◆ What you have to do
Drop every picture. Then return, exactly, the lines from the beginning of the listing below through the one containing "const topYTicks = [-0.5, 0, 0.5];".

[Source code of charts]
━━━━

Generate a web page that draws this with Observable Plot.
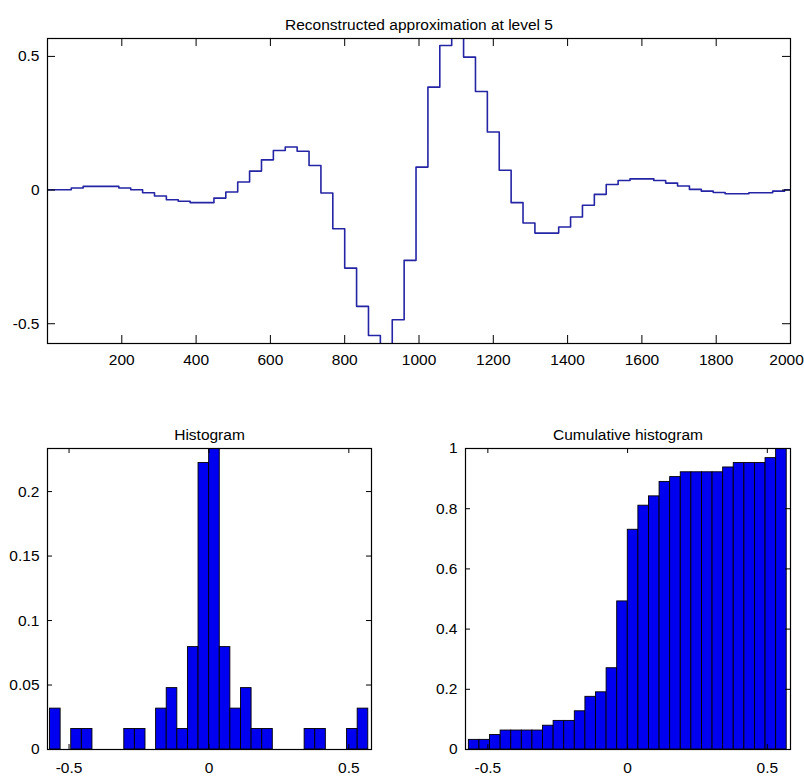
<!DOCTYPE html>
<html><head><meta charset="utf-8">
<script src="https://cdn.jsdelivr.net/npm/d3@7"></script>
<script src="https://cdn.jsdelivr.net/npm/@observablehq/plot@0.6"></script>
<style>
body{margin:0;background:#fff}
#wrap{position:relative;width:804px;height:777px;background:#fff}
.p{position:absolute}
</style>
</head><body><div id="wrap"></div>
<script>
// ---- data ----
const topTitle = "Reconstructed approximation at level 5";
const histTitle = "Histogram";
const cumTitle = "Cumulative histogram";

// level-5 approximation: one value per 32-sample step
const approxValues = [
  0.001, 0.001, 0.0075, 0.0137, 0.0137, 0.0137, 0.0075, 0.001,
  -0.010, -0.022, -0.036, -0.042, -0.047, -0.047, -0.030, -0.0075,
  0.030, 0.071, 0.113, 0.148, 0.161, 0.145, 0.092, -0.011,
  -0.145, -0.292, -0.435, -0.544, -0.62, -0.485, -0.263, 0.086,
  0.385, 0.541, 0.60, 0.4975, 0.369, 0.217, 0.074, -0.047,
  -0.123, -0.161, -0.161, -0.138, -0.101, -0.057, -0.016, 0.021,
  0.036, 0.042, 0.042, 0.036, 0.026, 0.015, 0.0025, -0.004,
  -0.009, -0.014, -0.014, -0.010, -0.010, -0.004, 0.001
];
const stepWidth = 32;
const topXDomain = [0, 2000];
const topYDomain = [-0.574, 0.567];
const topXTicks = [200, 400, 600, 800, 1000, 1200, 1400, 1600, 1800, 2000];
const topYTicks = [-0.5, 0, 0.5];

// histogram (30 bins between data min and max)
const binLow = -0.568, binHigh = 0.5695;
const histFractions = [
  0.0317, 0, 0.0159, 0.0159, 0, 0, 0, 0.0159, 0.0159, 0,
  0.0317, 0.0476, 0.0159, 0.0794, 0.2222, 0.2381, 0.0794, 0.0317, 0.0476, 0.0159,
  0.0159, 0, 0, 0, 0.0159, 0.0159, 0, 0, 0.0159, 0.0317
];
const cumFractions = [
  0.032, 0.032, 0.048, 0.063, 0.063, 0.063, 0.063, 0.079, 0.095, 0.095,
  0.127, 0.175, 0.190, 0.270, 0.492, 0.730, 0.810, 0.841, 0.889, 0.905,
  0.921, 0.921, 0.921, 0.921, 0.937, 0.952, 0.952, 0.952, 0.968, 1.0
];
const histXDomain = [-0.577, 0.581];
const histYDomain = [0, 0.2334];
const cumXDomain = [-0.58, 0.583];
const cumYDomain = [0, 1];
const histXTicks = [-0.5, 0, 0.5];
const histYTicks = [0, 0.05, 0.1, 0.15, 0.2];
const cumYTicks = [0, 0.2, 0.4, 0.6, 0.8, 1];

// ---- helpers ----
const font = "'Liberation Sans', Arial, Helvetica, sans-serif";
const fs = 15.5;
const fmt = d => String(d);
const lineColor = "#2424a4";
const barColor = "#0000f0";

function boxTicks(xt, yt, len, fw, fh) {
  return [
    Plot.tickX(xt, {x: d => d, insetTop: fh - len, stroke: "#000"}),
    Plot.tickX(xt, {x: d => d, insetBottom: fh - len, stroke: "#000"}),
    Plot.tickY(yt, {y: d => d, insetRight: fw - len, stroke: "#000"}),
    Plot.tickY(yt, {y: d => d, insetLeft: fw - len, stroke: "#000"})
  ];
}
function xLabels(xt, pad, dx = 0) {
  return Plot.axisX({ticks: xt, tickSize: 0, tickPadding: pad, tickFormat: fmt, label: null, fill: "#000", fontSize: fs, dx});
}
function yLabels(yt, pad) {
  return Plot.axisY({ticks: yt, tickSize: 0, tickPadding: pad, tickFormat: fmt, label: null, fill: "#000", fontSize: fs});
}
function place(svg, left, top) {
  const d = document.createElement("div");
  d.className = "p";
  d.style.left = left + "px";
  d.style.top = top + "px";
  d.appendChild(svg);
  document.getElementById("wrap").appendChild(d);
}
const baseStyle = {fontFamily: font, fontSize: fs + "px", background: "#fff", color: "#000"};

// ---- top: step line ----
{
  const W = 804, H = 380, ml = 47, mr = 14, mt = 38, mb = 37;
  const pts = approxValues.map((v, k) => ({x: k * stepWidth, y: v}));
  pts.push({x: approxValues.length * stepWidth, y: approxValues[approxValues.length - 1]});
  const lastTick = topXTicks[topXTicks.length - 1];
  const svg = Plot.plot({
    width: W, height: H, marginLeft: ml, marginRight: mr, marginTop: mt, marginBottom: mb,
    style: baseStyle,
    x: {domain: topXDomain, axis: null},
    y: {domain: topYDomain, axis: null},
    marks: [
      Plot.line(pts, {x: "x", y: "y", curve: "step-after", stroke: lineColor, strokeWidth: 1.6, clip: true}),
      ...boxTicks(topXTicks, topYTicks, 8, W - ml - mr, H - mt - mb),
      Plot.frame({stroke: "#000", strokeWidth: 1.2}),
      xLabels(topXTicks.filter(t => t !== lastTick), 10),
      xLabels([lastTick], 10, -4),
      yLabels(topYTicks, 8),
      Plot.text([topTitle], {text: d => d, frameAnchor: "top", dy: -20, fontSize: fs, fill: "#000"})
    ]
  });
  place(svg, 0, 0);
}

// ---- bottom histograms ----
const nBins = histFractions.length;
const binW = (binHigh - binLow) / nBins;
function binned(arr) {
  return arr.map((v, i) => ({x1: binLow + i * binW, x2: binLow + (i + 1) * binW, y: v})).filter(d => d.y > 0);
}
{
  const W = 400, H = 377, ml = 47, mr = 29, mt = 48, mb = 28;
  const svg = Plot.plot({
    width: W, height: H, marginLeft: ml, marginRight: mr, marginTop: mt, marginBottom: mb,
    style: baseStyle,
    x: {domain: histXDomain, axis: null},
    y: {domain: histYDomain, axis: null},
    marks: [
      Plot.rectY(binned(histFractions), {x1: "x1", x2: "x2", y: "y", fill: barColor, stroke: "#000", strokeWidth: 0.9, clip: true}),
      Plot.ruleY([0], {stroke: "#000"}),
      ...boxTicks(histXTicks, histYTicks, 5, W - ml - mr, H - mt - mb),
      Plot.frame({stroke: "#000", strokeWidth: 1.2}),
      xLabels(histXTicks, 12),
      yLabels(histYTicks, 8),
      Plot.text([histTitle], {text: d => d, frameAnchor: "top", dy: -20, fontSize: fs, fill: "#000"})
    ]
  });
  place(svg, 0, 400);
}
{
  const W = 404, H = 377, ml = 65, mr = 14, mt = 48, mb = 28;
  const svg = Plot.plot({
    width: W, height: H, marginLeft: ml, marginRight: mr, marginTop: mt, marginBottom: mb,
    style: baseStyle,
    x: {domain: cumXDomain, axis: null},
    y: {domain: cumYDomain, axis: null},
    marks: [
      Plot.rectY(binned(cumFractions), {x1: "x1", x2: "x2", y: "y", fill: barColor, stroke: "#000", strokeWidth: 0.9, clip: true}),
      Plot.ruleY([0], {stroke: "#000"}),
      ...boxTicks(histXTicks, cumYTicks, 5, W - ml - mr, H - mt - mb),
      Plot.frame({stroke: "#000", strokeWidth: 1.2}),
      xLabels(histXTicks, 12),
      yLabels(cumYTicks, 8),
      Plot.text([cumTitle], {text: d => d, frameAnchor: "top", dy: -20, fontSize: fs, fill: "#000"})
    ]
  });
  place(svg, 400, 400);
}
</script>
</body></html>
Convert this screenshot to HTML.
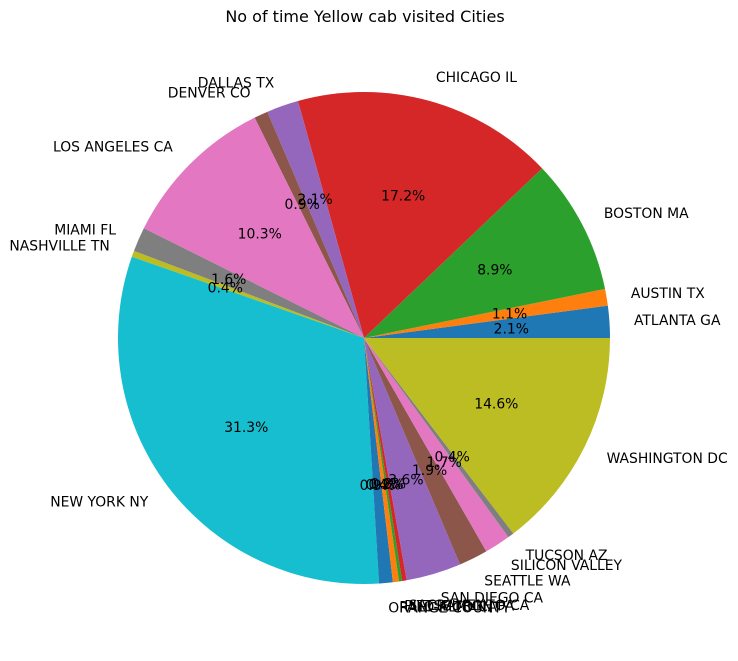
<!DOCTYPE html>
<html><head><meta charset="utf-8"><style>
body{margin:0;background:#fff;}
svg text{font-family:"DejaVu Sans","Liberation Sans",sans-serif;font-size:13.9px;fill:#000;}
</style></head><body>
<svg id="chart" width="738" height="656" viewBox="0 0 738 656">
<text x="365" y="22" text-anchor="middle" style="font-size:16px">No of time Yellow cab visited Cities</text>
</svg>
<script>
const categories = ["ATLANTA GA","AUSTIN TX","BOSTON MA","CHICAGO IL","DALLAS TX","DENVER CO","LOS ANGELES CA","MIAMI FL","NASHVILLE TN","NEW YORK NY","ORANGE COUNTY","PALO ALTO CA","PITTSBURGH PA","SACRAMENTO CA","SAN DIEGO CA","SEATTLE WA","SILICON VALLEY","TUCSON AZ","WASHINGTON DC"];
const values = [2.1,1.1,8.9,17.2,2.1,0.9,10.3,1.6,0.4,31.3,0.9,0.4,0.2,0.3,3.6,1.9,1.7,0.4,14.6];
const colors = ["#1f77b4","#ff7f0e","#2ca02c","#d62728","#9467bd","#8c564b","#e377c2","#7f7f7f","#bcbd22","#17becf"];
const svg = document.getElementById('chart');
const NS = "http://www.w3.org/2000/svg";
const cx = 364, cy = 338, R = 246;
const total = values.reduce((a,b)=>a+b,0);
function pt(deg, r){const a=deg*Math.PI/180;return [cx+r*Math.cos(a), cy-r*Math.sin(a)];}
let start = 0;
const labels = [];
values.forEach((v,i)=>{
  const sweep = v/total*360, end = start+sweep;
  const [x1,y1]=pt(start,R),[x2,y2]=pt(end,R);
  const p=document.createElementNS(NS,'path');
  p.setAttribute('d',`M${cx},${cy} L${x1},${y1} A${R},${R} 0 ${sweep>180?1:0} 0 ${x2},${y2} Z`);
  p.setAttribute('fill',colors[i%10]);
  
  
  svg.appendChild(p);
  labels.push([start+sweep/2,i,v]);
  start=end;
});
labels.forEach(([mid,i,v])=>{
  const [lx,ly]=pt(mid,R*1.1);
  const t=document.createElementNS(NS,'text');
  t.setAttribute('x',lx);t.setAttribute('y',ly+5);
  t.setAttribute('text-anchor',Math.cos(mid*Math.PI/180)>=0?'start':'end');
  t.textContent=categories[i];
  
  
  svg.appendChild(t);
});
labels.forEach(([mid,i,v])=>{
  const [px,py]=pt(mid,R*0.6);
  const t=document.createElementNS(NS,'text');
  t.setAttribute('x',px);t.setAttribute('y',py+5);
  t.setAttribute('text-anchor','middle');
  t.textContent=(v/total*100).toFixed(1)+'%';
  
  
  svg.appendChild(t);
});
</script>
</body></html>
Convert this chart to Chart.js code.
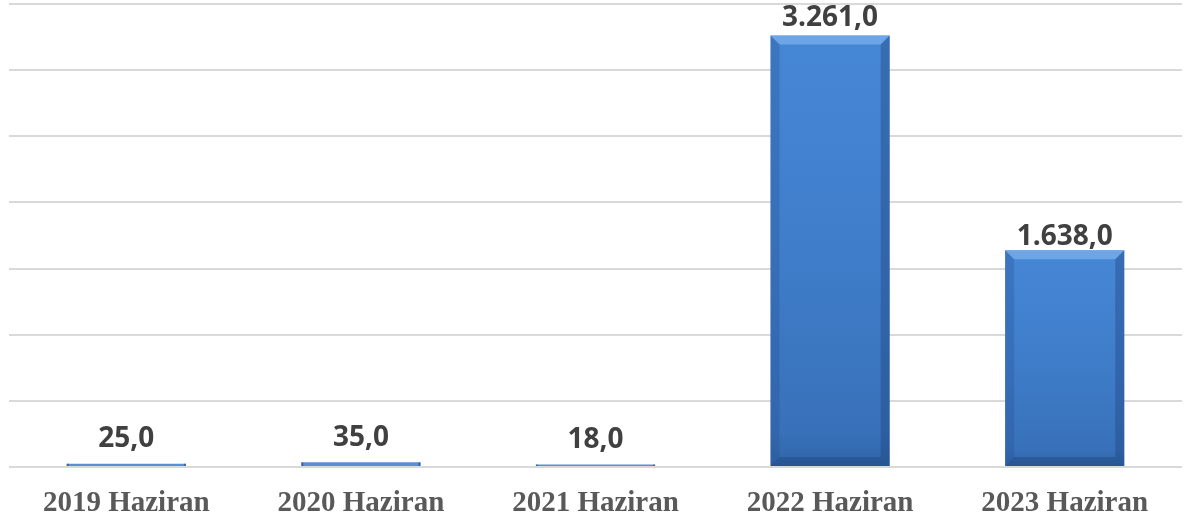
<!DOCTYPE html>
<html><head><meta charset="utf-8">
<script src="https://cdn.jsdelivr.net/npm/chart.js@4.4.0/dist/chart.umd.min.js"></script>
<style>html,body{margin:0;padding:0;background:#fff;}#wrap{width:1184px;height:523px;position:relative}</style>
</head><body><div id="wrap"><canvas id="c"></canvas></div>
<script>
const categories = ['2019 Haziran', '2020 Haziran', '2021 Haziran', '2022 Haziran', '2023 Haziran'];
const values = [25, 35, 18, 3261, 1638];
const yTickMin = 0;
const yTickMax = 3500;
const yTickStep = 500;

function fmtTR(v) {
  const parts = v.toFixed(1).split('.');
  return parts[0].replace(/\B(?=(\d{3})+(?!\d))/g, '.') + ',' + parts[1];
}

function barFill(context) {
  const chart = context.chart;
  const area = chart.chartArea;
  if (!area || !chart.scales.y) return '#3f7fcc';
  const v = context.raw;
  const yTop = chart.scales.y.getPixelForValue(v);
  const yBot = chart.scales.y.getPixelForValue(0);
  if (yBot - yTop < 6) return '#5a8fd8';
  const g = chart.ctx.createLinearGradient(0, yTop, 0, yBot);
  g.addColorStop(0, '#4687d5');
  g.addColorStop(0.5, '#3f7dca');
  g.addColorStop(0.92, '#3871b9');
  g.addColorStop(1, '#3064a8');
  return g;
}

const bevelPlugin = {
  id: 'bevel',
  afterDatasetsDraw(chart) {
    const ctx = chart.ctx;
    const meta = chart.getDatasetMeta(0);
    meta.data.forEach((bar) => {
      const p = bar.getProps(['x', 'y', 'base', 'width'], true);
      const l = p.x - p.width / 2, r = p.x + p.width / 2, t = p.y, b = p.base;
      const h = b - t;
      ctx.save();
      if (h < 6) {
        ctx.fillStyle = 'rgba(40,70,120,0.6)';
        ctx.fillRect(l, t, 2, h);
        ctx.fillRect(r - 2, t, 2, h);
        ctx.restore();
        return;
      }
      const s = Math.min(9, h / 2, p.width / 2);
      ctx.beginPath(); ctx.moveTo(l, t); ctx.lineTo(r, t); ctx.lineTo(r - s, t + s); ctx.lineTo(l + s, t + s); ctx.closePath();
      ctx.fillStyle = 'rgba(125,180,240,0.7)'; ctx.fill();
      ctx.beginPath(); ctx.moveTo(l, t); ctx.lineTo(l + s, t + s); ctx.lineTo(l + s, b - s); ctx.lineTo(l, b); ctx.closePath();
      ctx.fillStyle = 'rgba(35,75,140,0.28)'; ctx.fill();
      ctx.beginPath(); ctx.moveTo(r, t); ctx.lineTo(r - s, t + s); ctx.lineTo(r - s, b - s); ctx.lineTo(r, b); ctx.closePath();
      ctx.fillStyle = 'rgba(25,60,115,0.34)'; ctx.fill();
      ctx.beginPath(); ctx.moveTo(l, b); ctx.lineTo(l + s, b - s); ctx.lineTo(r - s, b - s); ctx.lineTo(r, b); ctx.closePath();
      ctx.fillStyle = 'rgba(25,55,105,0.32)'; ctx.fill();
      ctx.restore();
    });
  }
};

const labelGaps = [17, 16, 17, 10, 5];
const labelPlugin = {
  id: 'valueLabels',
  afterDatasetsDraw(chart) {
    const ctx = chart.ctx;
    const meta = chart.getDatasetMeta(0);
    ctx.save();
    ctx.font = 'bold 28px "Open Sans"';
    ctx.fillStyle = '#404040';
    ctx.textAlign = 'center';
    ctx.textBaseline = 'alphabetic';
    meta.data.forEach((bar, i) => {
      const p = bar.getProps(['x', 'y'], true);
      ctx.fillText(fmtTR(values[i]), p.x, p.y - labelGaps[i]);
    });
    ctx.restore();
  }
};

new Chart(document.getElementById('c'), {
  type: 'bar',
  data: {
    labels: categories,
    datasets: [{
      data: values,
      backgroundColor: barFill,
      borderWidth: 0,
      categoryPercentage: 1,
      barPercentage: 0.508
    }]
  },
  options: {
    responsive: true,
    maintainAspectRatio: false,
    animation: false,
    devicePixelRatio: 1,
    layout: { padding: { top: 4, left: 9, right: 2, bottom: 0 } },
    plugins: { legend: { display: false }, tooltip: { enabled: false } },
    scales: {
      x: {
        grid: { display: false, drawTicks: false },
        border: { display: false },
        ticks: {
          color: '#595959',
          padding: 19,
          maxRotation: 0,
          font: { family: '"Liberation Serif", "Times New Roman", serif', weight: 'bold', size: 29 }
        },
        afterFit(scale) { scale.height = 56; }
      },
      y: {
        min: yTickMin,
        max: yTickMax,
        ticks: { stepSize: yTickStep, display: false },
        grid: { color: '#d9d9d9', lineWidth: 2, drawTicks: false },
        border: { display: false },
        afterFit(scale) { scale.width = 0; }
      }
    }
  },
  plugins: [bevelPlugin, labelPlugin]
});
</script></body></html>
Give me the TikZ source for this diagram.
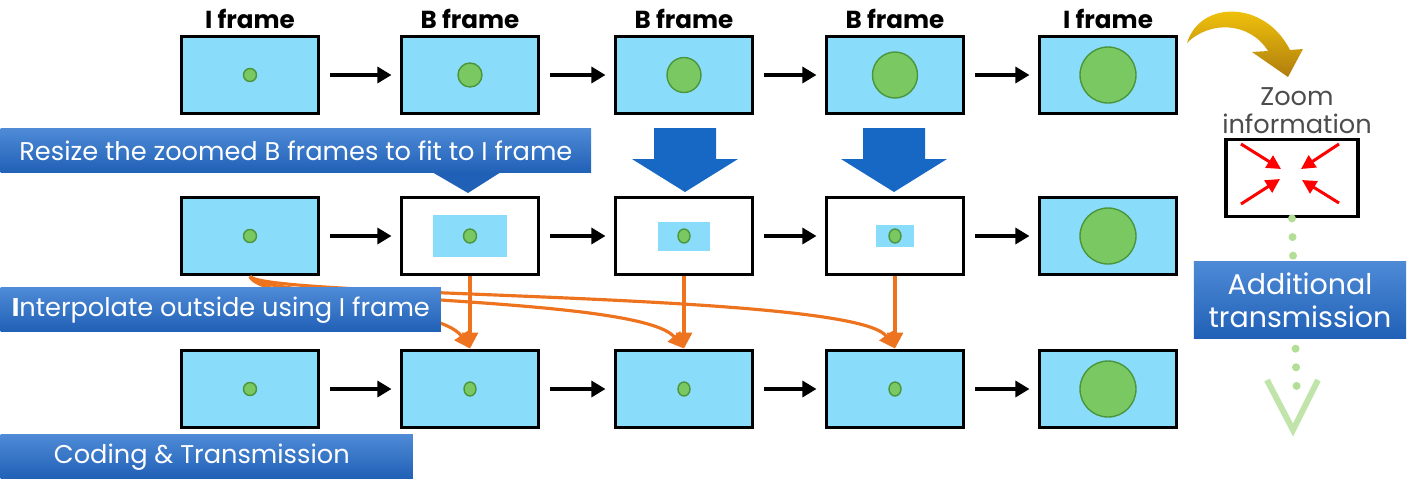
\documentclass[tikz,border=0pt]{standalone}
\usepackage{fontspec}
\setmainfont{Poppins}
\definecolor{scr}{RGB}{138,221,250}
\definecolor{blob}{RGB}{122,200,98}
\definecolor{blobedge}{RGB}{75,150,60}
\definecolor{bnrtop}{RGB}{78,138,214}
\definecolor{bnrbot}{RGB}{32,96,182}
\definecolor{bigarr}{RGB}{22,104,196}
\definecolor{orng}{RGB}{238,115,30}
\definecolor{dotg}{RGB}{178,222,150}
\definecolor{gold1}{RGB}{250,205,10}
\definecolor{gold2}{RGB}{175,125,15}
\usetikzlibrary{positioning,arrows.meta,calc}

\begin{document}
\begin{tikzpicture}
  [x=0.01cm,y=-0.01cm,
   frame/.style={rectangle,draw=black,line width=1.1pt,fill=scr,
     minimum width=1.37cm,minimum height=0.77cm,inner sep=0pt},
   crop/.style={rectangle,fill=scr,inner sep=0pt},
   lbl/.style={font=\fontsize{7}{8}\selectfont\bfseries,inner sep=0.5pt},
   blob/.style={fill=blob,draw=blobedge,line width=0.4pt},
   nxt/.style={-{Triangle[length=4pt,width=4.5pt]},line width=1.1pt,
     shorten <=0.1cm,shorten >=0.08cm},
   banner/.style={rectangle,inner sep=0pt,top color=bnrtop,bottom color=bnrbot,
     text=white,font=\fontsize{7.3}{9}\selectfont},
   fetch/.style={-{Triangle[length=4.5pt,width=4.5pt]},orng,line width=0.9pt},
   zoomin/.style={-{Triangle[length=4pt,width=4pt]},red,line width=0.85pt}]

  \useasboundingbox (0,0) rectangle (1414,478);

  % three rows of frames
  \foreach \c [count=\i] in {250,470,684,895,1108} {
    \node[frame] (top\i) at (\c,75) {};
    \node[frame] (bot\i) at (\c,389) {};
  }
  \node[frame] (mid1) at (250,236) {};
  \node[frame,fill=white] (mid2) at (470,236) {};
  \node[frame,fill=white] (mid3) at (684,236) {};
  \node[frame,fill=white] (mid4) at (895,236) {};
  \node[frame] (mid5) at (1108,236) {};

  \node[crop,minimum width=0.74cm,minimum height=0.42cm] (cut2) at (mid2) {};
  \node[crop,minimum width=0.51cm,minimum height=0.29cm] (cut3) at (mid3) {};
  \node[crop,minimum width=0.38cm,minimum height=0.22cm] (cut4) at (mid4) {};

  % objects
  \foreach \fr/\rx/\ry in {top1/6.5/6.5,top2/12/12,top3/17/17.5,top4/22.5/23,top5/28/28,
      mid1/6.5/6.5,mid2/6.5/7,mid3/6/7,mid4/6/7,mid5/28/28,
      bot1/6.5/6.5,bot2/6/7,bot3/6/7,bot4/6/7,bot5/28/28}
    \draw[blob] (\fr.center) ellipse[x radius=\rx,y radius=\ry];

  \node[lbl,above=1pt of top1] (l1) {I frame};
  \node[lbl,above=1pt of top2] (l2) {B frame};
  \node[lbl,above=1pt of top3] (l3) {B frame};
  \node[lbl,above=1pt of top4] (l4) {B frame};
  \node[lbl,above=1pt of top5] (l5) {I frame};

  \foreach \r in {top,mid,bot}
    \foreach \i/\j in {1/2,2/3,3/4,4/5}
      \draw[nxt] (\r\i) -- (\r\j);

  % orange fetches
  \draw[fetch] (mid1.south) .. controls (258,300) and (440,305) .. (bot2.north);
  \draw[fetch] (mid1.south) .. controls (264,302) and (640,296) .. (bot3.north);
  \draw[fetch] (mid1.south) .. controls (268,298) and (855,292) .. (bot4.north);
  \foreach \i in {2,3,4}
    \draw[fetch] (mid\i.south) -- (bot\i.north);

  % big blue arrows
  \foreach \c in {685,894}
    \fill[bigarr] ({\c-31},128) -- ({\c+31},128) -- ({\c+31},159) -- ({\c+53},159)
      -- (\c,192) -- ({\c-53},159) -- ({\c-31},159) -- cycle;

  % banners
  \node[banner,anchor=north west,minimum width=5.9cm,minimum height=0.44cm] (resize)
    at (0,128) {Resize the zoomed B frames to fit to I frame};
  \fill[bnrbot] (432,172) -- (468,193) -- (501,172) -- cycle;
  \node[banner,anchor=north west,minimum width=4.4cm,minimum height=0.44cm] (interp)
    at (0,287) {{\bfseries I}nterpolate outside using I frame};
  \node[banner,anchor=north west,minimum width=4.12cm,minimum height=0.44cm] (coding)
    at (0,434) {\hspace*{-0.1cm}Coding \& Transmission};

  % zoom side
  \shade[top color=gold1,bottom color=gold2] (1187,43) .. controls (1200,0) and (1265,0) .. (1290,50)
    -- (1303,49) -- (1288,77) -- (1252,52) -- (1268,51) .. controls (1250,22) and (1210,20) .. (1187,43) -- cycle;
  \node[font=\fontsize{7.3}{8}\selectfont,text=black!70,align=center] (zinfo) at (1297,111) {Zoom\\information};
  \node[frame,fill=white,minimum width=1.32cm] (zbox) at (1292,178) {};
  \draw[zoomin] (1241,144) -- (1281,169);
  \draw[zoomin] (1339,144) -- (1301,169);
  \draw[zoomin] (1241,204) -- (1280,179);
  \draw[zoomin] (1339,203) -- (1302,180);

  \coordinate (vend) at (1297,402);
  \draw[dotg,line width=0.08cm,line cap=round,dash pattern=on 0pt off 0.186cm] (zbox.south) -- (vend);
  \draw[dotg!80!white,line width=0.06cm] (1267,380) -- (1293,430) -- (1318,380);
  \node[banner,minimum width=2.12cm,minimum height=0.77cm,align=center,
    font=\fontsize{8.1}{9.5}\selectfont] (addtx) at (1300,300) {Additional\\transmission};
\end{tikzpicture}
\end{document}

━━━━

◆ Result of the task
Generate a web page that draws this with Observable Plot.
<!DOCTYPE html>
<html><head><meta charset="utf-8">
<script src="https://cdn.jsdelivr.net/npm/d3@7"></script>
<script src="https://cdn.jsdelivr.net/npm/@observablehq/plot@0.6"></script>
<style>
body{margin:0;background:#fff}
#wrap{position:relative;width:804px;height:777px;background:#fff}
.p{position:absolute}
</style>
</head><body><div id="wrap"></div>
<script>
// ---- data ----
const topTitle = "Reconstructed approximation at level 5";
const histTitle = "Histogram";
const cumTitle = "Cumulative histogram";

// level-5 approximation: one value per 32-sample step
const approxValues = [
  0.001, 0.001, 0.0075, 0.0137, 0.0137, 0.0137, 0.0075, 0.001,
  -0.010, -0.022, -0.036, -0.042, -0.047, -0.047, -0.030, -0.0075,
  0.030, 0.071, 0.113, 0.148, 0.161, 0.145, 0.092, -0.011,
  -0.145, -0.292, -0.435, -0.544, -0.62, -0.485, -0.263, 0.086,
  0.385, 0.541, 0.60, 0.4975, 0.369, 0.217, 0.074, -0.047,
  -0.123, -0.161, -0.161, -0.138, -0.101, -0.057, -0.016, 0.021,
  0.036, 0.042, 0.042, 0.036, 0.026, 0.015, 0.0025, -0.004,
  -0.009, -0.014, -0.014, -0.010, -0.010, -0.004, 0.001
];
const stepWidth = 32;
const topXDomain = [0, 2000];
const topYDomain = [-0.574, 0.567];
const topXTicks = [200, 400, 600, 800, 1000, 1200, 1400, 1600, 1800, 2000];
const topYTicks = [-0.5, 0, 0.5];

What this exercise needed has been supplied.